Change of numeraire and reference asset

Question

Learning about change of numeraire, and came across this statement:

The price of any asset divided by a reference asset (called numeraire) is a martingale (no drift) under the measure associated with that numeraire.

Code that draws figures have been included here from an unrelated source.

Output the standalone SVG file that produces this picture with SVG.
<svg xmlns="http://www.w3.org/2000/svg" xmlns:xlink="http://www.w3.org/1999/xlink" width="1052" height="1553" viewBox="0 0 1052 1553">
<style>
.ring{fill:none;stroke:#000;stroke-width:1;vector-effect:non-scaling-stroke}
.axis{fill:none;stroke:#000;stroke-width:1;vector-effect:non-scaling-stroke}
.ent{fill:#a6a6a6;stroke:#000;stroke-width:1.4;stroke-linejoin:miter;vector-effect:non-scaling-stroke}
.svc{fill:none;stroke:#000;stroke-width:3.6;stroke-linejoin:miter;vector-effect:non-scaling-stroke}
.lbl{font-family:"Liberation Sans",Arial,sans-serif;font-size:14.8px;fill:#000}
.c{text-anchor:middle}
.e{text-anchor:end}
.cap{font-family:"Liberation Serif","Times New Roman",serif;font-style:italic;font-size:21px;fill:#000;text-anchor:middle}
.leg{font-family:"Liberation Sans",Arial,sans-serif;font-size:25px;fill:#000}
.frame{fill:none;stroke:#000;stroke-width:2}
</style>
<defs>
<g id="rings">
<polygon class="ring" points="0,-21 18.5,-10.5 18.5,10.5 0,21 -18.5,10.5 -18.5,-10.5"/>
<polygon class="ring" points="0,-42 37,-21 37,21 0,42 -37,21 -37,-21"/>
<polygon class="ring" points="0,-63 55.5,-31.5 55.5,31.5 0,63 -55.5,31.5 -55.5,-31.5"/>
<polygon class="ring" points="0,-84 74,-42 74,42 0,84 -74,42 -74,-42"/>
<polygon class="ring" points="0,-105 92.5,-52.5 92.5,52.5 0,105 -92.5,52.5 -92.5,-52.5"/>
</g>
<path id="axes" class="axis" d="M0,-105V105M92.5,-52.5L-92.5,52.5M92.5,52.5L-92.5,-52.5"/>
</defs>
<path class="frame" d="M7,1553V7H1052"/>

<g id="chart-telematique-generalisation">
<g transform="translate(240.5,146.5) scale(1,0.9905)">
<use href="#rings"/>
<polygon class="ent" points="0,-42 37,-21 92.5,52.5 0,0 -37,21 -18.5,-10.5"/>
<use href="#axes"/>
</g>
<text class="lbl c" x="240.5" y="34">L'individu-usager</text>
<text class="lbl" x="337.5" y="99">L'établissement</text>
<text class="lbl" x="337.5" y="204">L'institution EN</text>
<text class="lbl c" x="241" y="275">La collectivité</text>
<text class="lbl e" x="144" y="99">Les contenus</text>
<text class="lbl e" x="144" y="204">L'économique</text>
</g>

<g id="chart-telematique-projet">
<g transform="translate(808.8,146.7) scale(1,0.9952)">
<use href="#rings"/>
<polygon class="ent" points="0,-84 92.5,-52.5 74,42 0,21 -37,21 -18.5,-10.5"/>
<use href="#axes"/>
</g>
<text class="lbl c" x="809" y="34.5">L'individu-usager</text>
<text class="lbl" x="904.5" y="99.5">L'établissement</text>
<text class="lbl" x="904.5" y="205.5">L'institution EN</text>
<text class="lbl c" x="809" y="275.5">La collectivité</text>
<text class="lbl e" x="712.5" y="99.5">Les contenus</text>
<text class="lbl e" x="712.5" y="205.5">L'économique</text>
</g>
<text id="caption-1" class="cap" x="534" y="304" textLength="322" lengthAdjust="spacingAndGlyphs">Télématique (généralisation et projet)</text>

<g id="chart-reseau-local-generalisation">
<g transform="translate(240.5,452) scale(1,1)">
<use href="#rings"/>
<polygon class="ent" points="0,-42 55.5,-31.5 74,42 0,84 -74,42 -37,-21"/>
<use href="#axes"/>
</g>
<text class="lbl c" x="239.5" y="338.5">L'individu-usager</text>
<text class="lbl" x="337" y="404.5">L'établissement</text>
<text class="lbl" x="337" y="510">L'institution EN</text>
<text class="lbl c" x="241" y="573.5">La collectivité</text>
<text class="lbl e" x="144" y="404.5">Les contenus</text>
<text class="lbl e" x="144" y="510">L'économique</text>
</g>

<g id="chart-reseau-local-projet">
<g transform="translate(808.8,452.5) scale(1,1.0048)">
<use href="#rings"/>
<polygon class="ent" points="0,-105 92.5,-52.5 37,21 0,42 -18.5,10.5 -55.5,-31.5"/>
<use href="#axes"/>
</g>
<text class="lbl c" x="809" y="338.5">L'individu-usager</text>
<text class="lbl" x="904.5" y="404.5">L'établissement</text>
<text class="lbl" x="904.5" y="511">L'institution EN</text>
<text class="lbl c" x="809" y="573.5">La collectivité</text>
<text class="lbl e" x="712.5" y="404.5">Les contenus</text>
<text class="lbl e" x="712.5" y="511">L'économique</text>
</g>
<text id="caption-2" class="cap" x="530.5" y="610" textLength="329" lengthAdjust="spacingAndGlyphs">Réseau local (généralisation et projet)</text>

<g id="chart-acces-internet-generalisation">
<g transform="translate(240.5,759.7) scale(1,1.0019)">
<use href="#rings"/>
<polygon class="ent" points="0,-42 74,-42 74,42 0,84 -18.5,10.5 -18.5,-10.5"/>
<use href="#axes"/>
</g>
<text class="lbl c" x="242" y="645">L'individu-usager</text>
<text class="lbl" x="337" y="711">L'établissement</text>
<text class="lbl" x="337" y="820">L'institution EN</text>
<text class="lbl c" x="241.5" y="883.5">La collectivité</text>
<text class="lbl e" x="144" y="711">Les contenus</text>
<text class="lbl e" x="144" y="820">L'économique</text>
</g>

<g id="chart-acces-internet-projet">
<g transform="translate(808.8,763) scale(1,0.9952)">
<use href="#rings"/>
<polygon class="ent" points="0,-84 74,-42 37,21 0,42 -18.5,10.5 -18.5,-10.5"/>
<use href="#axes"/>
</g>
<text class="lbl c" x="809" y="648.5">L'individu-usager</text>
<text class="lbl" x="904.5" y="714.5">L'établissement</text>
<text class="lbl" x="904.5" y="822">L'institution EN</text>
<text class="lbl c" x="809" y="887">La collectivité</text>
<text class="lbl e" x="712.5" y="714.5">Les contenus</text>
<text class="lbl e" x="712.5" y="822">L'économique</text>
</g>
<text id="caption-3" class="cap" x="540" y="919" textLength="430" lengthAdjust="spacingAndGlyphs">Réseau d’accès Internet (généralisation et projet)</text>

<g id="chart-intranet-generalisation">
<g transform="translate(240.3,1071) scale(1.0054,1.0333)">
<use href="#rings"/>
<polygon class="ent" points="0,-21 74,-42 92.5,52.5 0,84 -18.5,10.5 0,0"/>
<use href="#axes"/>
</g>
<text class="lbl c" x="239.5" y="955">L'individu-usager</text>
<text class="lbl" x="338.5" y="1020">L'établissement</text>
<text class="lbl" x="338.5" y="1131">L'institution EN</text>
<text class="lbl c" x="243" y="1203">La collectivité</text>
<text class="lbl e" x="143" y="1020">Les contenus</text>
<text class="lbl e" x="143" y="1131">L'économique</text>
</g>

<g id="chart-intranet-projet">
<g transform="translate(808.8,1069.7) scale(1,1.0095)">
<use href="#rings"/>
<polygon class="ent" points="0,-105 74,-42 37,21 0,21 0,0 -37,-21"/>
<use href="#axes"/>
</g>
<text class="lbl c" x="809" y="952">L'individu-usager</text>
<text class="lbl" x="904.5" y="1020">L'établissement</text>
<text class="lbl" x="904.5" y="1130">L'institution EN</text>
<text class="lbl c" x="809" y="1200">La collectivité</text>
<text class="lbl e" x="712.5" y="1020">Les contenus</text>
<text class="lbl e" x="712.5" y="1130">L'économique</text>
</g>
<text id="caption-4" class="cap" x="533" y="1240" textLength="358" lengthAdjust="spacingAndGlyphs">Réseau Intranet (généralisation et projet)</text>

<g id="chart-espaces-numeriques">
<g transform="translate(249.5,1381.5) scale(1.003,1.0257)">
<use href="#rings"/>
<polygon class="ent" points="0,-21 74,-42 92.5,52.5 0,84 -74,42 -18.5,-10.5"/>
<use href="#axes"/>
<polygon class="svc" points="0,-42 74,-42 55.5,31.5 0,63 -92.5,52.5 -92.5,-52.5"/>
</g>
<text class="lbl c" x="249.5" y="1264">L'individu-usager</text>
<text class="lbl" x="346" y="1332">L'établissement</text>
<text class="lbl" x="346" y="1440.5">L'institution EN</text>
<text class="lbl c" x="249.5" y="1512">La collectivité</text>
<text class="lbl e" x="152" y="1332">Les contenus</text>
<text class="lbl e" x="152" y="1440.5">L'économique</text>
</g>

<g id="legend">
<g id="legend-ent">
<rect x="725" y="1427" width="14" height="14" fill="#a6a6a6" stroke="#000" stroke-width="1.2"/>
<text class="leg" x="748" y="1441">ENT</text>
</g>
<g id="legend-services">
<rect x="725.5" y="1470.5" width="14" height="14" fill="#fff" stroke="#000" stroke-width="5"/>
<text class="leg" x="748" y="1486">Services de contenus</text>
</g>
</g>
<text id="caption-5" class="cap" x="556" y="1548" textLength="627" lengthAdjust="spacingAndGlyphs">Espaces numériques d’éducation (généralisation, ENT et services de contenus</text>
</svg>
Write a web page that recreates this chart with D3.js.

This sounds intuitive, especially when we consider the reference asset as bank account then this would result the risk neutral measure. However, more rigorously, how to prove this, or which theorem (Fundamental theorem of Asset Pricing?) implies this ?

Answer 1

Proving the existence of a risk neutral measure is the difficult part. Once its existence is established, a simple calculation of conditional expectations allows to go from a numeraire to any other.

Write $\beta$ for the cash numeraire and $Q_\beta$ the corresponding risk neutral measure. Let $N$ be a numeraire (so $N$ is a positive process and $N/\beta$ is $Q_\beta$ martingale). Define a new measure by $$ \frac{dQ_N}{dQ_\beta}|_{\mathcal{F}_T} = \frac{N_T/\beta_T}{N_0/\beta_0} $$ Then, for any $P$ s.t. $P/\beta$ is a $Q_\beta$ martingale
\begin{eqnarray} \mathbb{E}^{Q_N}[ \frac{P_T}{N_T} | {\mathcal{F}_t} ] &=& \frac{\mathbb{E}^{Q_\beta}[ \frac{P_T}{N_T} \frac{N_T/\beta_T}{N_0/\beta_0} | {\mathcal{F}_t} ]}{\mathbb{E}^{Q_\beta}[ \frac{N_T/\beta_T}{N_0/\beta_0} | {\mathcal{F}_t} ]} = \frac{\mathbb{E}^{Q_\beta}[ \frac{P_T}{\beta_T} | {\mathcal{F}_t} ]}{\mathbb{E}^{Q_\beta}[ \frac{N_T}{\beta_T} | {\mathcal{F}_t} ]} = \frac{\frac{P_t}{\beta_t} }{\frac{N_t}{\beta_t} } = \frac{P_t}{N_t} \end{eqnarray} So $P/N$ is a $Q_N$ martingale.

If you assume that you have a Brownian market:
$$ \frac{dN_t}{N_t} = r_t dt + \sigma^N_t dW_t^\beta $$ $$ \frac{dP_t}{P_t} = r_t dt + \sigma^P_t dW_t^\beta $$ $$ \frac{dQ_N}{dQ_\beta}|_{\mathcal{F}_T} = \frac{N_T/\beta_T}{N_0/\beta_0} = \exp\left(\int_0^T \sigma^N_t dW^\beta_t - \frac{1}{2} \int_0^T |\sigma^N_t|^2 dt \right) $$ By Girsanov, under $Q_N$, $$ dW^N_t = dW^\beta_t - \sigma^N_t dt $$ is a Brownian motion and using Ito's lemma you can check that $$ \frac{d(P_t/N_t)}{P_t/N_t} = (\sigma^P_t - \sigma^N_t)dW^N_t $$ which also shows that it is a Brownian martingale under $Q_N$.